╔══

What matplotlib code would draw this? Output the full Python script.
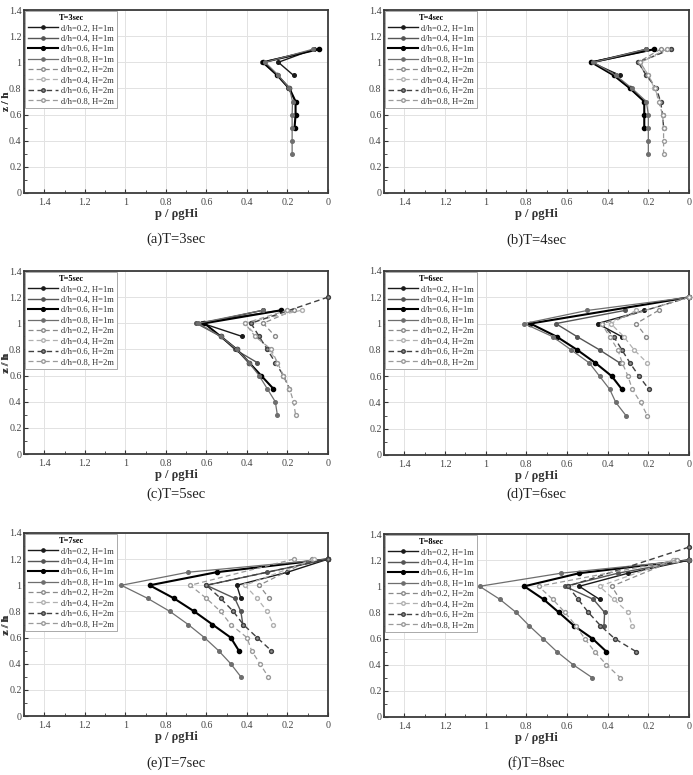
import matplotlib
matplotlib.use("Agg")
import matplotlib.pyplot as plt
from matplotlib.ticker import MultipleLocator, FuncFormatter

plt.rcParams['font.family'] = ['Liberation Serif', 'DejaVu Serif']

# ---------------- data ----------------
series_labels = ["d/h=0.2, H=1m", "d/h=0.4, H=1m", "d/h=0.6, H=1m", "d/h=0.8, H=1m",
                 "d/h=0.2, H=2m", "d/h=0.4, H=2m", "d/h=0.6, H=2m", "d/h=0.8, H=2m"]
panel_titles = ["T=3sec", "T=4sec", "T=5sec", "T=6sec", "T=7sec", "T=8sec"]
captions = ["(a)T=3sec", "(b)T=4sec", "(c)T=5sec", "(d)T=6sec", "(e)T=7sec", "(f)T=8sec"]

Z2 = [1.1, 1.0, 0.9]
Z4 = [1.1, 1.0, 0.9, 0.8, 0.7]
Z6 = [1.1, 1.0, 0.9, 0.8, 0.7, 0.6, 0.5]
Z8 = [1.1, 1.0, 0.9, 0.8, 0.7, 0.6, 0.5, 0.4, 0.3]

# T = 3 sec
T3_z = [Z2, Z4, Z6, Z8, [], [], [], []]
T3_p = [[0.07, 0.245, 0.17],
        [0.045, 0.325, 0.25, 0.195, 0.16],
        [0.045, 0.32, 0.25, 0.19, 0.16, 0.16, 0.165],
        [0.075, 0.31, 0.245, 0.19, 0.175, 0.177, 0.177, 0.177, 0.177],
        [], [], [], []]

# T = 4 sec
T4_z = [Z2, Z4, Z6, Z8, Z2, Z4, Z6, Z8]
T4_p = [[0.21, 0.48, 0.34],
        [0.17, 0.47, 0.37, 0.29, 0.22],
        [0.17, 0.48, 0.37, 0.29, 0.22, 0.22, 0.22],
        [0.21, 0.47, 0.36, 0.28, 0.21, 0.20, 0.20, 0.20, 0.20],
        [0.14, 0.25, 0.21],
        [0.09, 0.24, 0.20, 0.17, 0.14],
        [0.09, 0.25, 0.21, 0.16, 0.14, 0.13, 0.125],
        [0.11, 0.24, 0.20, 0.165, 0.15, 0.13, 0.125, 0.125, 0.125]]

# T = 5 sec
T5_z = [Z2, Z4, Z6, Z8, Z2, Z4,
        [1.2, 1.0, 0.9, 0.8, 0.7, 0.6, 0.5], Z8]
T5_p = [[0.32, 0.62, 0.425],
        [0.23, 0.65, 0.53, 0.46, 0.35],
        [0.23, 0.61, 0.53, 0.45, 0.39, 0.33, 0.27],
        [0.32, 0.64, 0.53, 0.45, 0.39, 0.34, 0.30, 0.26, 0.25],
        [0.17, 0.32, 0.26],
        [0.13, 0.41, 0.35, 0.29, 0.25],
        [0.0, 0.38, 0.34, 0.30, 0.26, 0.22, 0.19],
        [0.20, 0.41, 0.36, 0.28, 0.25, 0.22, 0.19, 0.17, 0.16]]

# T = 6 sec
T6_z = [Z2, Z4,
        [1.2, 1.0, 0.9, 0.8, 0.7, 0.6, 0.5],
        [1.2, 1.1, 1.0, 0.9, 0.8, 0.7, 0.6, 0.5, 0.4, 0.3],
        Z2, Z4,
        [1.2, 1.0, 0.9, 0.8, 0.7, 0.6, 0.5],
        [1.2, 1.0, 0.9, 0.8, 0.7, 0.6, 0.5, 0.4, 0.3]]
T6_p = [[0.22, 0.45, 0.33],
        [0.315, 0.655, 0.55, 0.44, 0.34],
        [0.0, 0.78, 0.65, 0.55, 0.46, 0.38, 0.33],
        [0.0, 0.50, 0.81, 0.67, 0.58, 0.49, 0.44, 0.39, 0.36, 0.31],
        [0.15, 0.26, 0.21],
        [0.26, 0.385, 0.32, 0.27, 0.205],
        [0.0, 0.43, 0.37, 0.33, 0.29, 0.246, 0.197],
        [0.0, 0.43, 0.39, 0.35, 0.328, 0.30, 0.279, 0.238, 0.205]]

# T = 7 sec
T7_z = [[1.2, 1.1, 1.0, 0.9],
        [1.2, 1.1, 1.0, 0.9, 0.8, 0.7],
        [1.2, 1.1, 1.0, 0.9, 0.8, 0.7, 0.6, 0.5],
        [1.2, 1.1, 1.0, 0.9, 0.8, 0.7, 0.6, 0.5, 0.4, 0.3],
        [1.2, 1.0, 0.9],
        [1.2, 1.0, 0.9, 0.8, 0.7],
        [1.2, 1.0, 0.9, 0.8, 0.7, 0.6, 0.5],
        [1.2, 1.0, 0.9, 0.8, 0.7, 0.6, 0.5, 0.4, 0.3]]
T7_p = [[0.0, 0.20, 0.45, 0.43],
        [0.0, 0.30, 0.60, 0.46, 0.43, 0.42],
        [0.0, 0.55, 0.88, 0.76, 0.66, 0.57, 0.48, 0.44],
        [0.0, 0.69, 1.02, 0.89, 0.78, 0.69, 0.61, 0.54, 0.48, 0.43],
        [0.08, 0.34, 0.29],
        [0.07, 0.41, 0.35, 0.30, 0.27],
        [0.0, 0.60, 0.53, 0.467, 0.418, 0.35, 0.28],
        [0.17, 0.68, 0.60, 0.53, 0.48, 0.40, 0.377, 0.336, 0.295]]

# T = 8 sec
T8_z = [[1.2, 1.1, 1.0, 0.9],
        [1.2, 1.1, 1.0, 0.9, 0.8, 0.7],
        [1.2, 1.1, 1.0, 0.9, 0.8, 0.7, 0.6, 0.5],
        [1.2, 1.1, 1.0, 0.9, 0.8, 0.7, 0.6, 0.5, 0.4, 0.3],
        [1.2, 1.0, 0.9],
        [1.2, 1.0, 0.9, 0.8, 0.7],
        [1.3, 1.0, 0.9, 0.8, 0.7, 0.6, 0.5],
        [1.2, 1.0, 0.9, 0.8, 0.7, 0.6, 0.5, 0.4, 0.3]]
T8_p = [[0.0, 0.30, 0.54, 0.44],
        [0.0, 0.35, 0.61, 0.47, 0.415, 0.418],
        [0.0, 0.54, 0.81, 0.715, 0.64, 0.567, 0.475, 0.406],
        [0.0, 0.63, 1.03, 0.93, 0.85, 0.787, 0.718, 0.65, 0.57, 0.475],
        [0.07, 0.38, 0.34],
        [0.08, 0.44, 0.37, 0.30, 0.28],
        [0.0, 0.595, 0.545, 0.495, 0.436, 0.366, 0.26],
        [0.06, 0.74, 0.67, 0.61, 0.557, 0.513, 0.464, 0.406, 0.338]]

panels_z = [T3_z, T4_z, T5_z, T6_z, T7_z, T8_z]
panels_p = [T3_p, T4_p, T5_p, T6_p, T7_p, T8_p]

# ---------------- styles ----------------
styles = [
    dict(color='#1a1a1a', lw=1.0, ls='-', marker='o', ms=2.6, mfc='#1a1a1a', mec='#1a1a1a'),
    dict(color='#555555', lw=1.0, ls='-', marker='o', ms=2.6, mfc='#555555', mec='#555555'),
    dict(color='#000000', lw=1.5, ls='-', marker='o', ms=3.0, mfc='#000000', mec='#000000'),
    dict(color='#6e6e6e', lw=0.9, ls='-', marker='o', ms=2.6, mfc='#6e6e6e', mec='#6e6e6e'),
    dict(color='#8a8a8a', lw=0.9, ls=(0, (4, 2.5)), marker='o', ms=2.8, mfc='white', mec='#8a8a8a'),
    dict(color='#b0b0b0', lw=0.9, ls=(0, (4, 2.5)), marker='o', ms=2.8, mfc='white', mec='#b0b0b0'),
    dict(color='#404040', lw=1.0, ls=(0, (4, 2.5)), marker='o', ms=2.8, mfc='#909090', mec='#404040'),
    dict(color='#9a9a9a', lw=0.9, ls=(0, (4, 2.5)), marker='o', ms=2.8, mfc='white', mec='#9a9a9a'),
]

W, H = 693, 775
fig = plt.figure(figsize=(W / 100, H / 100), dpi=100)

# axes rectangles in pixels: (left, top, right, bottom)
rects = [(24, 10, 328, 193), (384, 10, 689, 193),
         (24, 271, 328, 454), (384, 271, 689, 455),
         (24, 533, 328, 716), (384, 534, 689, 717)]
cap_y = [239, 240, 494, 494, 763, 763]

def fmt(v, pos):
    s = f"{v:.1f}"
    if s.endswith(".0"):
        s = s[:-2]
    return s

for i, (l, t, r, b) in enumerate(rects):
    ax = fig.add_axes([l / W, 1 - b / H, (r - l) / W, (b - t) / H])
    ax.set_xlim(1.5, 0)
    ax.set_ylim(0, 1.4)
    ax.xaxis.set_major_locator(MultipleLocator(0.2))
    ax.xaxis.set_minor_locator(MultipleLocator(0.1))
    ax.yaxis.set_major_locator(MultipleLocator(0.2))
    ax.yaxis.set_minor_locator(MultipleLocator(0.1))
    ax.xaxis.set_major_formatter(FuncFormatter(fmt))
    ax.yaxis.set_major_formatter(FuncFormatter(fmt))
    ax.grid(True, which='major', color='#e2e2e2', lw=0.7)
    ax.set_axisbelow(True)
    ax.tick_params(which='both', direction='in', labelsize=7.2, colors='#333333',
                   labelcolor='#444444')
    ax.tick_params(axis='y', pad=1.8)
    ax.tick_params(which='major', length=3, width=0.8)
    ax.tick_params(which='minor', length=2, width=0.6)
    for sp in ax.spines.values():
        sp.set_color('#3a3a3a')
        sp.set_linewidth(1.3)
    handles = []
    for k in range(8):
        h, = ax.plot(panels_p[i][k], panels_z[i][k], label=series_labels[k],
                     clip_on=False, zorder=3, **styles[k])
        handles.append(h)
    leg = ax.legend(handles=handles, loc='upper left', title=panel_titles[i],
                    fontsize=6.2, title_fontproperties={'weight': 'bold', 'size': 6},
                    frameon=True, fancybox=False, edgecolor='#aaaaaa',
                    facecolor='white', framealpha=1, borderaxespad=0.15,
                    handlelength=3.5, handletextpad=0.4, labelspacing=0.28,
                    borderpad=0.3, markerscale=0.9)
    leg.get_frame().set_linewidth(0.7)
    for txt in leg.get_texts():
        txt.set_color('#333333')
    ax.set_xlabel("p / ρgHi", fontsize=9, fontweight='bold', labelpad=1, color='#333333')
    ax.set_ylabel("z / h", fontsize=7.8, fontweight='bold', color='#333333')
    ax.yaxis.set_label_coords((11 - l) / (r - l), 0.5)
    fig.text(((l + r) / 2) / W, 1 - cap_y[i] / H, captions[i], ha='center', va='center',
             fontsize=10.5, color='#222222')

fig.savefig("out.png", dpi=100)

╚══

# GIVEN INSTRUCTION
Reproduce the material above from its first line through the line containing "plt.rcParams['font.family'] = ['Liberation", both ends included, and skip every picture.

# CORRECT RESPONSE
What matplotlib code would draw this? Output the full Python script.
import matplotlib
matplotlib.use("Agg")
import matplotlib.pyplot as plt
from matplotlib.ticker import MultipleLocator, FuncFormatter

plt.rcParams['font.family'] = ['Liberation Serif', 'DejaVu Serif']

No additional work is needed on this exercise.